SS Selma was built in Mobile, Alabama, and named to honor Selma, Alabama, for its successful wartime liberty loan drive. The ship was launched on June 28, 1919, the same day Germany signed the Treaty of Versailles, officially ending World War I. As a result, the 7,500-ton ship never served during the war. Instead she was placed into service as an oil tanker in the Gulf of Mexico.
On May 31, 1920, the Selma hit a jetty in Tampico, Mexico, ripping a 60 foot hole in her hull. After attempts to repair the ship in Galveston failed and efforts to sell the ship proved unsuccessful, US officials decided to intentionally scuttle the ship. A channel 1,500 feet long and 25 feet deep was dug to a point just off Pelican Island's eastern shoreline where on March 9, 1922, the ship was laid to rest. The wreck of the Selma has since been the object of failed plans to convert it for use as a fishing pier, pleasure resort, and an oyster farm. Long a source of curiosity and local legend, it remains important to scientists who continue to study aspects of its concrete construction.

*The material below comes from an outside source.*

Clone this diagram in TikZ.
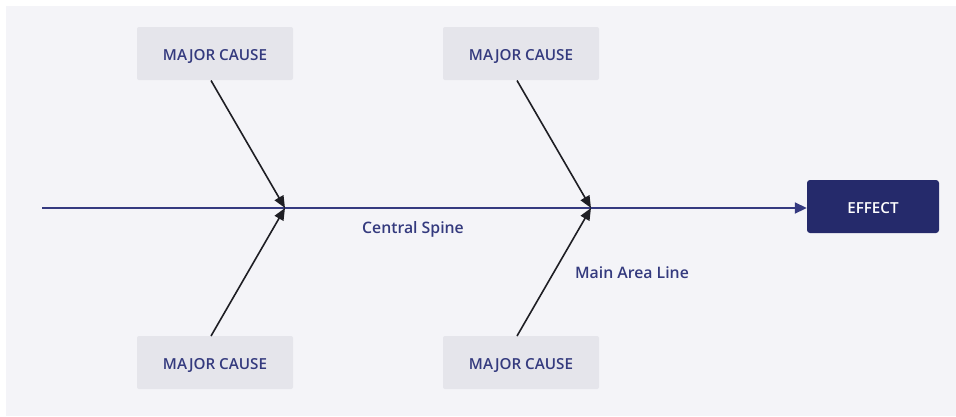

A. Pat Daniels (1917-2011), a long time Texas journalist, historian, and book author, purchased the ship in 1990 from Novie Brown (Hargett) when he and his wife, Shirley Oakes Daniels discovered that it had been privately owned since 6 days after the government scuttled her. Daniels said in his 2011 book titled "Strange Saga of the SS Selma" that he first became aware of the Selma in 1939, when, after leaving the University of Texas (he was the Editor of the Daily Texan and the roommate of John Connally in 1939) he became a cub reporter on the Galveston Daily News. Daniels said that during many sightseeing trips on the Bolivar Ferry, he would see the SS Selma in the distance and became enchanted and possibly fell in love with it. He said because of his interest in Texas history sharpened by 25 years as a member of the Harris County Historical Commission, he liked the idea of owning a piece of Texas history, and to have the Selma recognized for its historical importance. Through Daniels' efforts, the SS Selma is listed on the National Register of Historic Places, recognized on an Official Texas Historical Commission Marker located on nearby Pelican Island, had it become a Texas State Archeological Landmark and the official flagship of the Texas Army. After Mr. Daniels passed in 2011, complete title of the ship was transferred to a long time friend, William R. Cox, who helped Mr. Daniels put the SS Selma into a corporate name to help protect him from a potential liability lawsuit. After Mr. Cox passed in 2015, ownership of the SS Selma passed to his son, Mr. Ken Cox. Another good friend of Mr. Daniels, Mr. Jim Saye, helped him have an annual party for the SS Selma for over 25 years on Galveston Island that has been attended by hundreds of people over the years with music provided by the Over the Hill Gang of Houston.